Three feast days, three pulses of the year
Sandiães keeps time with three processional Sundays. Our Lady of the Good Death arrives first, the opening Sunday of September; Christ of Health follows on the third October Sunday; the Lord of Deliverance closes the cycle on May’s last weekend. On these days front doors stay ajar, tables sag under rojões (cider-marinated pork) and flame-blistered chouriça, and the churchyard becomes an outdoor refectory. The rest of the year the calendar is dictated by potatoes needing earthing-up, beans needing strings, and granite walls that have to be coaxed back into line after winter frosts.
Ten minutes south by car lies the Natural Monument of Bertiandos and São Pedro de Arcos lagoons. Boardwalks hover over still water that reflects alder canopies; the air drops three degrees and smells of silt and crushed mint. Kingfishers stitch fluorescent seams above the surface; late-spring nights bring bitterns booming like distant foghorns.
Sleep in granite, wake to roosters
There is only one key in the door: Casa da Eira, a two-bedroom manor house rescued from dereliction, its eaves still blackened by decades of corn-drying smoke. Wake when the cockerel decides, watch low fog unroll across the terraces, then breakfast on oven-warm bread from Reboreda, sheep’s-cheese from Arcos de Valdevez and a glass of milk still foaming from the pail.
No restaurant signs intrude; meals are cooked behind the same walls that rear the ingredients.
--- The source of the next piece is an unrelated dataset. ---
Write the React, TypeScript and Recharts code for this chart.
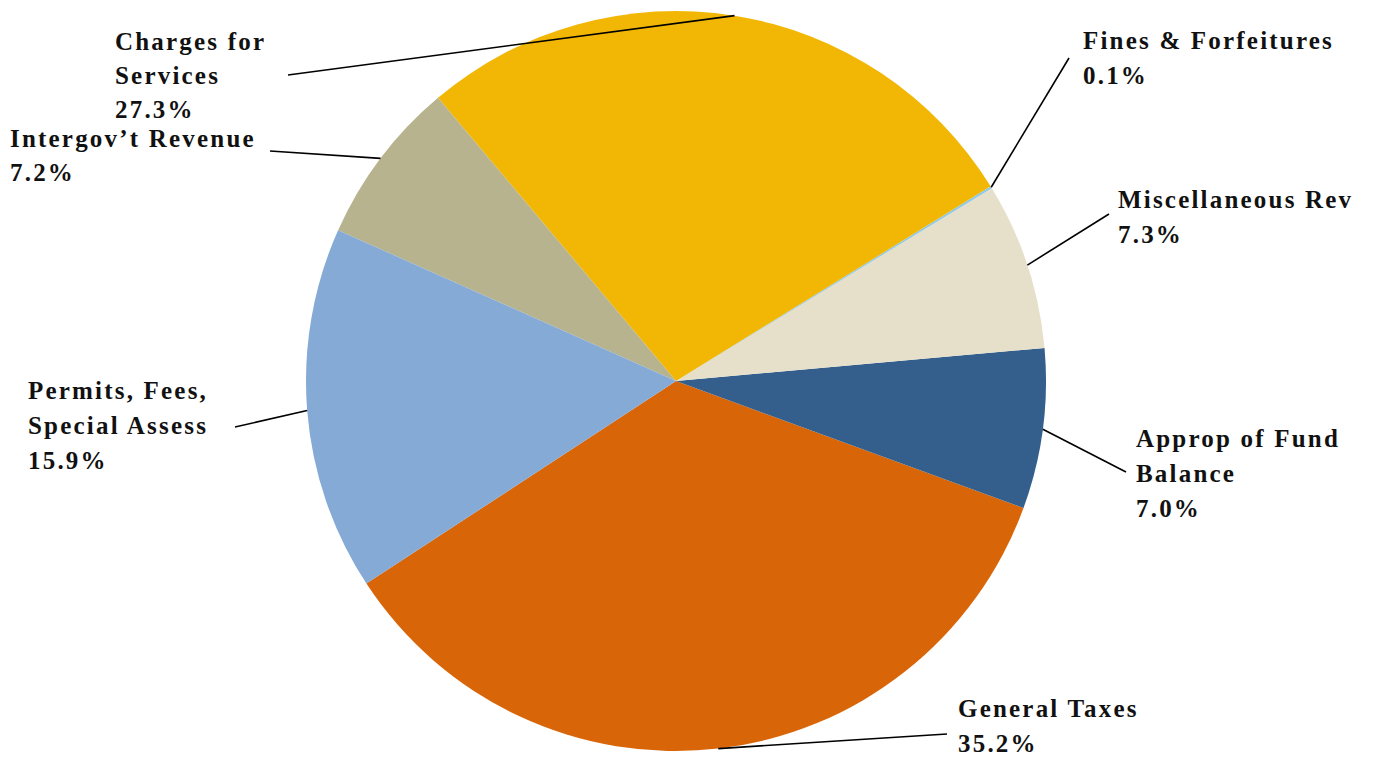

Caldo verde thick enough to stand a spoon in, cabidela rice the colour of rust, and, when the thermometer dips, papas de sarrabulho — a cinnamon-dusted stew thickened with pork blood and cornmeal. Barrosã beef, protected by DOP status since 1996, is reserved for birthdays and name-days: grilled over oak embers, served with roast potatoes and grelos sautéed in lard that tastes faintly of chestnuts.
Evening stretches shadows the length of the stone terraces; the Lima turns molten copper; a dog barks once, more out of habit than threat. Sandiães offers no spectacle, only the granular texture of a rural day — granite under bare feet, the metallic tang of a scythe, the taste of soil that needs no subtitle.